> **Work to complete**
Find all lines in the listing that include the word "with", then copy them.

> **Recorded information**
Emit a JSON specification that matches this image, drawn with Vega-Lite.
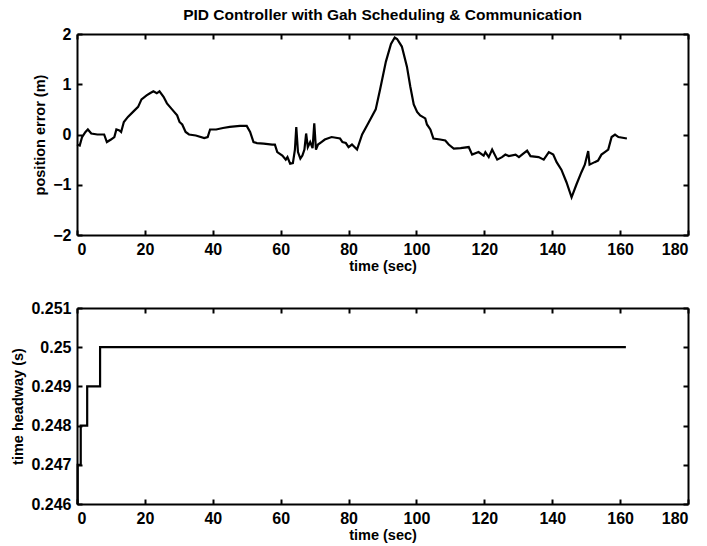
{
  "$schema": "https://vega.github.io/schema/vega-lite/v6.json",
  "padding": {"left": 10, "top": 7, "right": 5, "bottom": 2},
  "background": "white",
  "config": {
    "font": "Liberation Sans",
    "view": {"stroke": null},
    "axis": {
      "grid": false,
      "domainColor": "black",
      "domainWidth": 2,
      "tickColor": "black",
      "tickWidth": 2,
      "tickSize": -5,
      "labelFont": "Liberation Sans",
      "labelFontWeight": "bold",
      "labelFontSize": 16,
      "labelColor": "black",
      "titleFont": "Liberation Sans",
      "titleFontWeight": "bold",
      "titleFontSize": 14.5,
      "titleColor": "black"
    },
    "title": {"font": "Liberation Sans", "fontWeight": "bold", "fontSize": 15.5, "color": "black"}
  },
  "spacing": 27,
  "vconcat": [
    {
      "width": 611,
      "height": 201,
      "title": {"text": "PID Controller with Gah Scheduling & Communication", "anchor": "middle", "offset": 3},
      "data": {"values": [
        {"t":0,"e":-0.2},{"t":0.8,"e":-0.22},{"t":1.5,"e":-0.05},{"t":2.5,"e":0.05},{"t":3.2,"e":0.1},{"t":4.2,"e":0.02},{"t":6,"e":0.0},{"t":8,"e":0.0},{"t":8.8,"e":-0.15},{"t":10,"e":-0.1},{"t":11,"e":-0.05},{"t":11.6,"e":0.1},{"t":12.5,"e":0.08},{"t":13,"e":0.05},{"t":13.8,"e":0.25},{"t":15,"e":0.35},{"t":16.5,"e":0.45},{"t":18,"e":0.55},{"t":19,"e":0.7},{"t":20.5,"e":0.78},{"t":21.5,"e":0.82},{"t":22.5,"e":0.86},{"t":23.5,"e":0.82},{"t":24.3,"e":0.86},{"t":25.5,"e":0.75},{"t":26.5,"e":0.62},{"t":28,"e":0.5},{"t":29.5,"e":0.38},{"t":30.2,"e":0.25},{"t":31,"e":0.2},{"t":32,"e":0.05},{"t":33,"e":0.0},{"t":35,"e":-0.02},{"t":37.5,"e":-0.07},{"t":38.5,"e":-0.05},{"t":39.2,"e":0.1},{"t":41,"e":0.1},{"t":43,"e":0.13},{"t":45,"e":0.15},{"t":48,"e":0.17},{"t":50,"e":0.17},{"t":51,"e":0.05},{"t":52,"e":-0.15},{"t":53,"e":-0.17},{"t":55,"e":-0.18},{"t":57.5,"e":-0.2},{"t":58.3,"e":-0.2},{"t":59,"e":-0.35},{"t":60.5,"e":-0.42},{"t":61.5,"e":-0.5},{"t":62,"e":-0.45},{"t":62.8,"e":-0.58},{"t":63.6,"e":-0.57},{"t":64.2,"e":-0.3},{"t":64.6,"e":0.15},{"t":65.1,"e":-0.35},{"t":65.8,"e":-0.48},{"t":66.4,"e":-0.42},{"t":67,"e":-0.3},{"t":67.5,"e":0.02},{"t":68,"e":-0.25},{"t":68.7,"e":-0.15},{"t":69.4,"e":-0.27},{"t":69.9,"e":0.22},{"t":70.4,"e":-0.3},{"t":71,"e":-0.2},{"t":72,"e":-0.15},{"t":73,"e":-0.1},{"t":75,"e":-0.05},{"t":77.5,"e":-0.08},{"t":78.2,"e":-0.15},{"t":79.2,"e":-0.17},{"t":80,"e":-0.25},{"t":81,"e":-0.2},{"t":82.5,"e":-0.3},{"t":84,"e":0.0},{"t":86,"e":0.25},{"t":88,"e":0.5},{"t":89.3,"e":0.9},{"t":91,"e":1.45},{"t":92.5,"e":1.8},{"t":93.6,"e":1.93},{"t":94.3,"e":1.9},{"t":95.7,"e":1.75},{"t":97.2,"e":1.35},{"t":98.2,"e":0.95},{"t":99.2,"e":0.6},{"t":100.2,"e":0.45},{"t":101.1,"e":0.38},{"t":102.6,"e":0.32},{"t":103.1,"e":0.2},{"t":104.1,"e":0.1},{"t":105,"e":-0.08},{"t":107,"e":-0.1},{"t":108.5,"e":-0.12},{"t":109.5,"e":-0.2},{"t":111,"e":-0.28},{"t":113,"e":-0.27},{"t":115.4,"e":-0.25},{"t":116.4,"e":-0.4},{"t":118.3,"e":-0.35},{"t":119.8,"e":-0.42},{"t":120.3,"e":-0.35},{"t":121.3,"e":-0.45},{"t":122.3,"e":-0.3},{"t":123.8,"e":-0.5},{"t":125.2,"e":-0.45},{"t":126.2,"e":-0.4},{"t":127.2,"e":-0.43},{"t":129.2,"e":-0.4},{"t":130.2,"e":-0.45},{"t":131.1,"e":-0.4},{"t":132.6,"e":-0.32},{"t":133.6,"e":-0.43},{"t":136,"e":-0.45},{"t":137.5,"e":-0.5},{"t":139,"e":-0.35},{"t":140.3,"e":-0.4},{"t":141.3,"e":-0.55},{"t":142.7,"e":-0.7},{"t":144.2,"e":-0.95},{"t":145.7,"e":-1.25},{"t":147.1,"e":-1.0},{"t":148.6,"e":-0.75},{"t":149.6,"e":-0.6},{"t":150.6,"e":-0.33},{"t":151,"e":-0.6},{"t":152.5,"e":-0.55},{"t":153.5,"e":-0.52},{"t":154.5,"e":-0.4},{"t":155.5,"e":-0.35},{"t":156.5,"e":-0.3},{"t":157.5,"e":-0.05},{"t":158.5,"e":0.0},{"t":159.5,"e":-0.05},{"t":162,"e":-0.08}
      ]},
      "resolve": {"axis": {"x": "independent", "y": "independent"}},
      "layer": [
        {
          "mark": {"type": "line", "color": "black", "strokeWidth": 2.2},
          "encoding": {
            "x": {"field": "t", "type": "quantitative", "scale": {"domain": [0, 180], "nice": false},
                  "axis": {"orient": "bottom", "title": "time (sec)", "values": [0,20,40,60,80,100,120,140,160,180], "labelPadding": 11, "titlePadding": 2}},
            "y": {"field": "e", "type": "quantitative", "scale": {"domain": [-2, 2], "nice": false},
                  "axis": {"orient": "left", "title": "position error (m)", "values": [-2,-1,0,1,2], "labelPadding": 11, "titlePadding": 5}}
          }
        },
        {
          "mark": {"type": "line", "opacity": 0},
          "encoding": {
            "x": {"field": "t", "type": "quantitative", "axis": {"orient": "top", "title": null, "labels": false, "values": [0,20,40,60,80,100,120,140,160,180]}},
            "y": {"field": "e", "type": "quantitative", "axis": {"orient": "right", "title": null, "labels": false, "values": [-2,-1,0,1,2]}}
          }
        }
      ]
    },
    {
      "width": 611,
      "height": 196,
      "data": {"values": [
        {"t":0,"h":0.246},{"t":0.2,"h":0.247},{"t":1.1,"h":0.248},{"t":3,"h":0.249},{"t":6.8,"h":0.25},{"t":161.7,"h":0.25}
      ]},
      "resolve": {"axis": {"x": "independent", "y": "independent"}},
      "layer": [
        {
          "mark": {"type": "line", "color": "black", "strokeWidth": 2.2, "interpolate": "step-after"},
          "encoding": {
            "x": {"field": "t", "type": "quantitative", "scale": {"domain": [0, 180], "nice": false},
                  "axis": {"orient": "bottom", "title": "time (sec)", "values": [0,20,40,60,80,100,120,140,160,180], "labelPadding": 11, "titlePadding": 2}},
            "y": {"field": "h", "type": "quantitative", "scale": {"domain": [0.246, 0.251], "nice": false, "zero": false},
                  "axis": {"orient": "left", "title": "time headway (s)", "values": [0.246,0.247,0.248,0.249,0.25,0.251], "labelExpr": "format(datum.value, '.3~f')", "labelPadding": 11, "titlePadding": 5}}
          }
        },
        {
          "mark": {"type": "line", "opacity": 0},
          "encoding": {
            "x": {"field": "t", "type": "quantitative", "axis": {"orient": "top", "title": null, "labels": false, "values": [0,20,40,60,80,100,120,140,160,180]}},
            "y": {"field": "h", "type": "quantitative", "axis": {"orient": "right", "title": null, "labels": false, "values": [0.246,0.247,0.248,0.249,0.25,0.251]}}
          }
        }
      ]
    }
  ]
}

> **Answer to the exercise**
Emit a JSON specification that matches this image, drawn with Vega-Lite.
      "title": {"text": "PID Controller with Gah Scheduling & Communication", "anchor": "middle", "offset": 3},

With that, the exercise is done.